Program to recycle electronics on tap

Pulaski County businesses soon will be able to apply to have their old electronics picked up and recycled, the Regional Recycling and Waste Reduction District announced recently.

District Deputy Director Carol Bevis said she hopes the pickup program will start Feb. 1.

Once it's started, businesses will be able to go to the district's website and fill out forms indicating what they need picked up. The district has already purchased and decorated a truck for the service at a cost of $35,000, Bevis said.

The district also will have to pay for promotion of the program, but the actual service will be carried out by the district's Rogers-based contractor eSCO Processing and Recycling at no additional cost. The district already uses the contractor to put on its semiannual electronics recycling drive at Verizon Arena in North Little Rock.

The district will try out the program for six months before evaluating it, Bevis said. If all goes as hoped, the district may no longer need to hold the semiannual recycling events.

Electronics recycling is one of the more profitable forms of recycling, and the district collects 20 percent of eSCO's profits on the recycling program.

Bevis said the district receives electronics-recycling grants from the Arkansas Department of Environmental Quality from excess money in the landfill post-closure trust fund. But she said the excess money has not always been there and that the district could see less in coming years.

The department announced three electronics-recycling grants totaling $200,000 last week.

It gave $100,000 to Goodwill Industries of Arkansas that will go toward developing a center in Little Rock to process and recycle electronics, $50,000 to eSCO for electronics recycling, and $50,000 to Texarkana for expanding its electronics-recycling center.

2 firms face fines for waste lapses

The Arkansas Department of Environmental Quality informed the Pollution Control and Ecology Commission, its appellate body, on Dec. 5 of administrative action it is taking against two companies.

The department ordered Stella-Jones Corp. of Russellville to pay a $7,150 fine and make plans to remedy problems it had with wood-treatment drippings that didn't go into the proper collection system, against hazardous-waste management laws. The order comes more than a year after the department began meeting with the company about the problem.
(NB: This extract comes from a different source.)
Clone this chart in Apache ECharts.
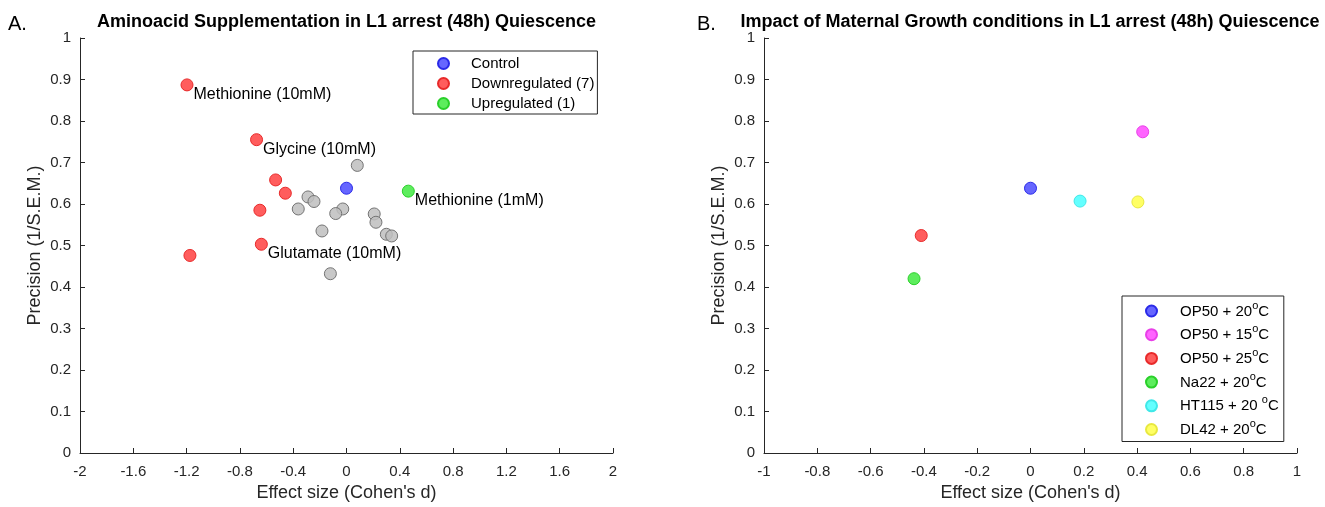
<!DOCTYPE html>
<html>
<head>
<meta charset="utf-8">
<script src="https://cdn.jsdelivr.net/npm/echarts@6/dist/echarts.min.js"></script>
<style>
  html, body { margin: 0; padding: 0; background: #fff; }
  #chart { width: 1325px; height: 507px; }
</style>
</head>
<body>
<div id="chart"></div>
<script>
// Panel A: aminoacid supplementation, points are [Cohen's d, 1/S.E.M.]
const controlA = [[0.0, 0.638]];
const downA = [[-1.197, 0.887], [-0.675, 0.755], [-0.532, 0.658], [-0.459, 0.626],
               [-0.650, 0.585], [-0.639, 0.503], [-1.175, 0.476]];
const downLabelsA = ['Methionine (10mM)', 'Glycine (10mM)', '', '', '', 'Glutamate (10mM)', ''];
const upA = [[0.464, 0.631]];
const upLabelsA = ['Methionine (1mM)'];
const neutralA = [[0.081, 0.693], [-0.289, 0.617], [-0.244, 0.606], [-0.362, 0.588],
                  [-0.028, 0.588], [-0.081, 0.577], [0.208, 0.576], [0.221, 0.556],
                  [-0.184, 0.535], [0.299, 0.527], [0.339, 0.523], [-0.121, 0.432]];
const legendA = ['Control', 'Downregulated (7)', 'Upregulated (1)'];

// Panel B: maternal growth conditions
const conditionsB = ['OP50 + 20°C', 'OP50 + 15°C', 'OP50 + 25°C', 'Na22 + 20°C', 'HT115 + 20 °C', 'DL42 + 20°C'];
const valuesB = [[0.0, 0.638], [0.421, 0.774], [-0.410, 0.524], [-0.437, 0.420], [0.186, 0.607], [0.403, 0.605]];

// Tick settings
const xTicksA = { min: -2, max: 2, interval: 0.4 };
const xTicksB = { min: -1, max: 1, interval: 0.2 };
const yTicks = { min: 0, max: 1, interval: 0.1 };

const ink = '#262626';
const font = 'Liberation Sans, Arial, Helvetica, sans-serif';

const styles = {
  blue:    { color: 'rgba(30,30,255,0.68)',  borderColor: '#2a2ae8' },
  red:     { color: 'rgba(255,30,30,0.72)',  borderColor: '#e82a2a' },
  green:   { color: 'rgba(30,230,30,0.72)',  borderColor: '#2ad02a' },
  gray:    { color: 'rgba(190,190,190,0.85)', borderColor: '#747474' },
  magenta: { color: 'rgba(255,40,255,0.72)', borderColor: '#e840e8' },
  cyan:    { color: 'rgba(40,255,255,0.72)', borderColor: '#40e8e8' },
  yellow:  { color: 'rgba(255,255,40,0.72)', borderColor: '#e8e840' }
};
const colorsB = ['blue', 'magenta', 'red', 'green', 'cyan', 'yellow'];

function xAxis(gridIndex, t) {
  return {
    type: 'value', gridIndex, min: t.min, max: t.max, interval: t.interval,
    name: "Effect size (Cohen's d)", nameLocation: 'middle', nameGap: 31,
    nameTextStyle: { color: ink, fontSize: 18, fontFamily: font },
    axisLine: { show: true, onZero: false, lineStyle: { color: ink, width: 1 } },
    axisTick: { show: true, inside: true, length: 5, lineStyle: { color: ink } },
    axisLabel: { color: ink, fontSize: 15, fontFamily: font, margin: 11 },
    splitLine: { show: false }
  };
}
function yAxis(gridIndex) {
  return {
    type: 'value', gridIndex, min: yTicks.min, max: yTicks.max, interval: yTicks.interval,
    name: 'Precision (1/S.E.M.)', nameLocation: 'middle', nameGap: 36,
    nameTextStyle: { color: ink, fontSize: 18, fontFamily: font },
    axisLine: { show: true, onZero: false, lineStyle: { color: ink, width: 1 } },
    axisTick: { show: true, inside: true, length: 5, lineStyle: { color: ink } },
    axisLabel: { color: ink, fontSize: 15, fontFamily: font, margin: 9 },
    splitLine: { show: false }
  };
}

const pointLabel = {
  show: true, position: [13, 8], color: '#000', fontSize: 16, fontFamily: font,
  align: 'left', verticalAlign: 'top'
};

function scatter(name, data, style, xi, labels) {
  return {
    name, type: 'scatter', xAxisIndex: xi, yAxisIndex: xi,
    symbol: 'circle', symbolSize: 12,
    itemStyle: { color: style.color, borderColor: style.borderColor, borderWidth: 1, opacity: 1 },
    emphasis: { disabled: true },
    data: data.map((v, i) => {
      const item = { value: v };
      if (labels && labels[i]) item.label = Object.assign({ formatter: labels[i] }, pointLabel);
      return item;
    }),
    z: 3
  };
}

const series = [
  Object.assign(scatter('neutral', neutralA, styles.gray, 0), { z: 2 }),
  scatter('Control', controlA, styles.blue, 0),
  scatter('Downregulated (7)', downA, styles.red, 0, downLabelsA),
  scatter('Upregulated (1)', upA, styles.green, 0, upLabelsA)
];
conditionsB.forEach((name, i) => {
  series.push(scatter(name, [valuesB[i]], styles[colorsB[i]], 1));
});

const chart = echarts.init(document.getElementById('chart'), null, { renderer: 'canvas' });
chart.setOption({
  animation: false,
  backgroundColor: '#fff',
  textStyle: { fontFamily: font },
  grid: [
    { left: 80, right: 712, top: 38, bottom: 52 },
    { left: 764, right: 28, top: 38, bottom: 52 }
  ],
  xAxis: [xAxis(0, xTicksA), xAxis(1, xTicksB)],
  yAxis: [yAxis(0), yAxis(1)],
  legend: [
    {
      data: legendA, orient: 'vertical', left: 413, top: 51,
      padding: [5, 3, 3, 24], itemGap: 5, itemWidth: 11, itemHeight: 11,
      borderColor: '#262626', borderWidth: 1, backgroundColor: '#fff',
      selectedMode: false, icon: 'circle',
      textStyle: { color: '#000', fontSize: 15, fontFamily: font, lineHeight: 15, padding: [0, 0, 0, 17] }
    },
    {
      data: conditionsB, orient: 'vertical', left: 1122, top: 296,
      padding: [4, 5, 4, 23], itemGap: 4.7, itemWidth: 11, itemHeight: 11,
      borderColor: '#262626', borderWidth: 1, backgroundColor: '#fff',
      selectedMode: false, icon: 'circle',
      formatter: name => '{t|' + name.replace('°C', '') + '}{s|o}{t|C}',
      textStyle: {
        color: '#000', fontSize: 15, fontFamily: font, lineHeight: 16, padding: [0, 0, 0, 18],
        rich: {
          t: { fontSize: 15, fontFamily: font, color: '#000', lineHeight: 16, verticalAlign: 'bottom' },
          s: { fontSize: 11, fontFamily: font, color: '#000', lineHeight: 16, verticalAlign: 'bottom', padding: [0, 0, 8, 0] }
        }
      }
    }
  ],
  graphic: [
    { type: 'text', left: 8, top: 14, style: { text: 'A.', fontSize: 20, fontFamily: font, fill: '#000' } },
    { type: 'text', left: 697, top: 14, style: { text: 'B.', fontSize: 20, fontFamily: font, fill: '#000' } },
    { type: 'text', x: 346.5, y: 22, style: { text: 'Aminoacid Supplementation in L1 arrest (48h) Quiescence',
        fontSize: 18, fontWeight: 'bold', fontFamily: font, fill: '#000', align: 'center', verticalAlign: 'middle' } },
    { type: 'text', x: 1030, y: 22, style: { text: 'Impact of Maternal Growth conditions in L1 arrest (48h) Quiescence',
        fontSize: 18, fontWeight: 'bold', fontFamily: font, fill: '#000', align: 'center', verticalAlign: 'middle' } }
  ],
  series
});
</script>
</body>
</html>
The department also ordered Quapaw Products of Helena-West Helena to pay $45,000 in fines and to comply with laws on hazardous-waste management, including properly labeling its hazardous waste. The order comes after more than a year of issues the department cited between it and the company.

3 facilities in state under EPA review

The Environmental Protection Agency will conduct five-year reviews at three Arkansas facilities -- two landfills and an abandoned wood-treatment facility -- to ensure the cleanup of each site is up to standard, according to an agency news release.

The reviews are required by law.

The sites in Arkansas are the Jacksonville Municipal Landfill, the Rogers Road Municipal Landfill in Jacksonville and Mountain Pine Pressure Treating in Plainview.

Within the agency's six-state region that includes Arkansas, 22 sites will be reviewed.